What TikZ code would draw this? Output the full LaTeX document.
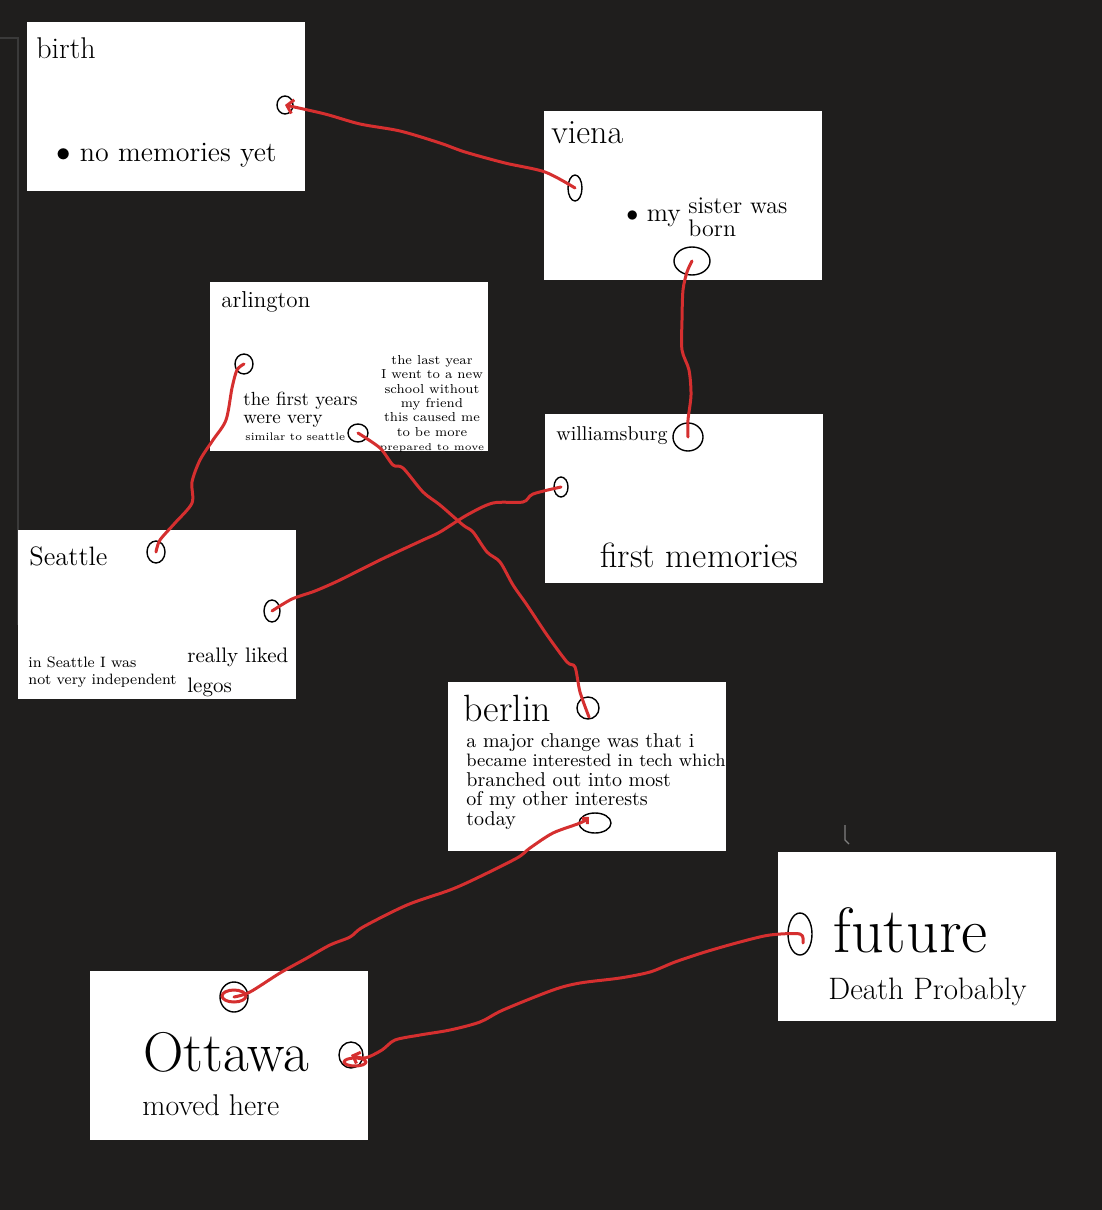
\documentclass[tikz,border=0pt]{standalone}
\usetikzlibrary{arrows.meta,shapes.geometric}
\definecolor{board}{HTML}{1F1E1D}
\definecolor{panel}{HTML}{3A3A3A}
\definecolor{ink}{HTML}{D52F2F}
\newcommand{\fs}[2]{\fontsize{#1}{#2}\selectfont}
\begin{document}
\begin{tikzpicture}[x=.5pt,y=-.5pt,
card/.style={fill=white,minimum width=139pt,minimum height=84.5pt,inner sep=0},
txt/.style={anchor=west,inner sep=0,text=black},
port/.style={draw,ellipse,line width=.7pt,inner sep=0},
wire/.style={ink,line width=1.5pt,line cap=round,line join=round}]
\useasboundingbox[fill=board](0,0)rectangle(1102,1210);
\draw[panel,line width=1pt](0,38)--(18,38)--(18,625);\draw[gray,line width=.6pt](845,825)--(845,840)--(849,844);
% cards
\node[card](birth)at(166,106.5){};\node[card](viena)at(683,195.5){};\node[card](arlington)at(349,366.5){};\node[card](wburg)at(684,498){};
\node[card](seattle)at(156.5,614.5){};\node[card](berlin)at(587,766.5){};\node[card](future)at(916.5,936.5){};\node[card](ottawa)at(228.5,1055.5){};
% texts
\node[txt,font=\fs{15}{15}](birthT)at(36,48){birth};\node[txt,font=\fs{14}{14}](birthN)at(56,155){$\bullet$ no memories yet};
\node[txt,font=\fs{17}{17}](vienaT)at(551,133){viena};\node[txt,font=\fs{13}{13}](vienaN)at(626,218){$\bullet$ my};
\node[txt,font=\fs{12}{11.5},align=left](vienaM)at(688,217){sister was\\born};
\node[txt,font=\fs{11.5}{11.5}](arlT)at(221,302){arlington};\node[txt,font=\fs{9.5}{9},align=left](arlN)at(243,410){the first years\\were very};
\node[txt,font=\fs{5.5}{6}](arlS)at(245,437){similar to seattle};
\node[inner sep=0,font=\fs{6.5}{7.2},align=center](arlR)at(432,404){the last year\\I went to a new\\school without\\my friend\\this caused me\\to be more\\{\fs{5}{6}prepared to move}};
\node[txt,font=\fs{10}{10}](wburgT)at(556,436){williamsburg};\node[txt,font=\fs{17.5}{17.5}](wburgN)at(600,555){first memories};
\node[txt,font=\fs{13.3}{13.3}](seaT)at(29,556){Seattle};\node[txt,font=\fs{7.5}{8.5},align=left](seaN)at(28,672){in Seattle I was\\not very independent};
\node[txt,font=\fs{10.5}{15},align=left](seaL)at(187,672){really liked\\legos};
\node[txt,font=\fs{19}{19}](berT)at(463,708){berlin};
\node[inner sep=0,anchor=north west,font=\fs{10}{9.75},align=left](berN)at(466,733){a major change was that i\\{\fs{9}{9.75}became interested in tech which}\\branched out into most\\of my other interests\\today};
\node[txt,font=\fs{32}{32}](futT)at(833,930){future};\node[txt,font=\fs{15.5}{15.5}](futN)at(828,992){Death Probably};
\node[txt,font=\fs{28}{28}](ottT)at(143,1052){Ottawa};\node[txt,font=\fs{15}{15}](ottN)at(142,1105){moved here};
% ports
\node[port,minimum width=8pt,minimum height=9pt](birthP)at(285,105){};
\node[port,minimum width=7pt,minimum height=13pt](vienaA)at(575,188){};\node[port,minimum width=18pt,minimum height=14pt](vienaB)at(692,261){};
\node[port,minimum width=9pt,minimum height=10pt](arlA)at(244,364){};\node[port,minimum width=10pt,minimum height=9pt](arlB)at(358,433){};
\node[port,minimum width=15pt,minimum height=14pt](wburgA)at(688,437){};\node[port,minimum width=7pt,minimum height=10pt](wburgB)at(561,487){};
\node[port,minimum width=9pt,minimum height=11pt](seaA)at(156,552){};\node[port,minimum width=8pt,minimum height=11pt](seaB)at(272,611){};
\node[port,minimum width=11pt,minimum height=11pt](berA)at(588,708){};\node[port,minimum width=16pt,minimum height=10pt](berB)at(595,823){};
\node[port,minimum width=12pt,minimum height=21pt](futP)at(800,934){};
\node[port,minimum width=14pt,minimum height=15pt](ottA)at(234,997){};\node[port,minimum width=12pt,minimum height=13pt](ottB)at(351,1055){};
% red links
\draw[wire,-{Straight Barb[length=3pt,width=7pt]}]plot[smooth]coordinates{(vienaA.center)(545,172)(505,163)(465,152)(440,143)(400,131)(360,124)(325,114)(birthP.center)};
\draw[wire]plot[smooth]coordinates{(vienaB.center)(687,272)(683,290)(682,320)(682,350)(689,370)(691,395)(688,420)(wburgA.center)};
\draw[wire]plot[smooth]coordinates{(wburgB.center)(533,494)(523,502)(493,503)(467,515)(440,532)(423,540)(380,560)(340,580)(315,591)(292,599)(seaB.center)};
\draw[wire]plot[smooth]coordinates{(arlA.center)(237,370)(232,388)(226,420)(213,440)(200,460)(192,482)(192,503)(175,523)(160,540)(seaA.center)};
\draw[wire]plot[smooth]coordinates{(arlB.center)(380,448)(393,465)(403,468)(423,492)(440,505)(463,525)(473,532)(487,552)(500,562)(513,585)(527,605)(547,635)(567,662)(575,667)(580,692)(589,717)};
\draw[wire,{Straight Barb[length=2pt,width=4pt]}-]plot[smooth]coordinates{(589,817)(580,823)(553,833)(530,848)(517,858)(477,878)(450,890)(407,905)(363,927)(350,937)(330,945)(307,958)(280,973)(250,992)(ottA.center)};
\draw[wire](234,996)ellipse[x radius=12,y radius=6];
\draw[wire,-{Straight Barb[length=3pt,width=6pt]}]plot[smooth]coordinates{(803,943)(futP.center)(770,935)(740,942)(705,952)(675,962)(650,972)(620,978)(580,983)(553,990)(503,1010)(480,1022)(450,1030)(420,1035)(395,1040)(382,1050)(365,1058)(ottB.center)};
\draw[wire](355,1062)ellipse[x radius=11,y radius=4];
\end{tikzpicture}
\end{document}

## Written task
Copy out each line exactly, without the pictures.

## Task solution
What TikZ code would draw this? Output the full LaTeX document.
\documentclass[tikz,border=0pt]{standalone}
\usetikzlibrary{arrows.meta,shapes.geometric}
\definecolor{board}{HTML}{1F1E1D}
\definecolor{panel}{HTML}{3A3A3A}
\definecolor{ink}{HTML}{D52F2F}
\newcommand{\fs}[2]{\fontsize{#1}{#2}\selectfont}
\begin{document}
\begin{tikzpicture}[x=.5pt,y=-.5pt,
card/.style={fill=white,minimum width=139pt,minimum height=84.5pt,inner sep=0},
txt/.style={anchor=west,inner sep=0,text=black},
port/.style={draw,ellipse,line width=.7pt,inner sep=0},
wire/.style={ink,line width=1.5pt,line cap=round,line join=round}]
\useasboundingbox[fill=board](0,0)rectangle(1102,1210);
\draw[panel,line width=1pt](0,38)--(18,38)--(18,625);\draw[gray,line width=.6pt](845,825)--(845,840)--(849,844);
% cards
\node[card](birth)at(166,106.5){};\node[card](viena)at(683,195.5){};\node[card](arlington)at(349,366.5){};\node[card](wburg)at(684,498){};
\node[card](seattle)at(156.5,614.5){};\node[card](berlin)at(587,766.5){};\node[card](future)at(916.5,936.5){};\node[card](ottawa)at(228.5,1055.5){};
% texts
\node[txt,font=\fs{15}{15}](birthT)at(36,48){birth};\node[txt,font=\fs{14}{14}](birthN)at(56,155){$\bullet$ no memories yet};
\node[txt,font=\fs{17}{17}](vienaT)at(551,133){viena};\node[txt,font=\fs{13}{13}](vienaN)at(626,218){$\bullet$ my};
\node[txt,font=\fs{12}{11.5},align=left](vienaM)at(688,217){sister was\\born};
\node[txt,font=\fs{11.5}{11.5}](arlT)at(221,302){arlington};\node[txt,font=\fs{9.5}{9},align=left](arlN)at(243,410){the first years\\were very};
\node[txt,font=\fs{5.5}{6}](arlS)at(245,437){similar to seattle};
\node[inner sep=0,font=\fs{6.5}{7.2},align=center](arlR)at(432,404){the last year\\I went to a new\\school without\\my friend\\this caused me\\to be more\\{\fs{5}{6}prepared to move}};
\node[txt,font=\fs{10}{10}](wburgT)at(556,436){williamsburg};\node[txt,font=\fs{17.5}{17.5}](wburgN)at(600,555){first memories};
\node[txt,font=\fs{13.3}{13.3}](seaT)at(29,556){Seattle};\node[txt,font=\fs{7.5}{8.5},align=left](seaN)at(28,672){in Seattle I was\\not very independent};
\node[txt,font=\fs{10.5}{15},align=left](seaL)at(187,672){really liked\\legos};
\node[txt,font=\fs{19}{19}](berT)at(463,708){berlin};
\node[inner sep=0,anchor=north west,font=\fs{10}{9.75},align=left](berN)at(466,733){a major change was that i\\{\fs{9}{9.75}became interested in tech which}\\branched out into most\\of my other interests\\today};
\node[txt,font=\fs{32}{32}](futT)at(833,930){future};\node[txt,font=\fs{15.5}{15.5}](futN)at(828,992){Death Probably};
\node[txt,font=\fs{28}{28}](ottT)at(143,1052){Ottawa};\node[txt,font=\fs{15}{15}](ottN)at(142,1105){moved here};
% ports
\node[port,minimum width=8pt,minimum height=9pt](birthP)at(285,105){};
\node[port,minimum width=7pt,minimum height=13pt](vienaA)at(575,188){};\node[port,minimum width=18pt,minimum height=14pt](vienaB)at(692,261){};
\node[port,minimum width=9pt,minimum height=10pt](arlA)at(244,364){};\node[port,minimum width=10pt,minimum height=9pt](arlB)at(358,433){};
\node[port,minimum width=15pt,minimum height=14pt](wburgA)at(688,437){};\node[port,minimum width=7pt,minimum height=10pt](wburgB)at(561,487){};
\node[port,minimum width=9pt,minimum height=11pt](seaA)at(156,552){};\node[port,minimum width=8pt,minimum height=11pt](seaB)at(272,611){};
\node[port,minimum width=11pt,minimum height=11pt](berA)at(588,708){};\node[port,minimum width=16pt,minimum height=10pt](berB)at(595,823){};
\node[port,minimum width=12pt,minimum height=21pt](futP)at(800,934){};
\node[port,minimum width=14pt,minimum height=15pt](ottA)at(234,997){};\node[port,minimum width=12pt,minimum height=13pt](ottB)at(351,1055){};
% red links
\draw[wire,-{Straight Barb[length=3pt,width=7pt]}]plot[smooth]coordinates{(vienaA.center)(545,172)(505,163)(465,152)(440,143)(400,131)(360,124)(325,114)(birthP.center)};
\draw[wire]plot[smooth]coordinates{(vienaB.center)(687,272)(683,290)(682,320)(682,350)(689,370)(691,395)(688,420)(wburgA.center)};
\draw[wire]plot[smooth]coordinates{(wburgB.center)(533,494)(523,502)(493,503)(467,515)(440,532)(423,540)(380,560)(340,580)(315,591)(292,599)(seaB.center)};
\draw[wire]plot[smooth]coordinates{(arlA.center)(237,370)(232,388)(226,420)(213,440)(200,460)(192,482)(192,503)(175,523)(160,540)(seaA.center)};
\draw[wire]plot[smooth]coordinates{(arlB.center)(380,448)(393,465)(403,468)(423,492)(440,505)(463,525)(473,532)(487,552)(500,562)(513,585)(527,605)(547,635)(567,662)(575,667)(580,692)(589,717)};
\draw[wire,{Straight Barb[length=2pt,width=4pt]}-]plot[smooth]coordinates{(589,817)(580,823)(553,833)(530,848)(517,858)(477,878)(450,890)(407,905)(363,927)(350,937)(330,945)(307,958)(280,973)(250,992)(ottA.center)};
\draw[wire](234,996)ellipse[x radius=12,y radius=6];
\draw[wire,-{Straight Barb[length=3pt,width=6pt]}]plot[smooth]coordinates{(803,943)(futP.center)(770,935)(740,942)(705,952)(675,962)(650,972)(620,978)(580,983)(553,990)(503,1010)(480,1022)(450,1030)(420,1035)(395,1040)(382,1050)(365,1058)(ottB.center)};
\draw[wire](355,1062)ellipse[x radius=11,y radius=4];
\end{tikzpicture}
\end{document}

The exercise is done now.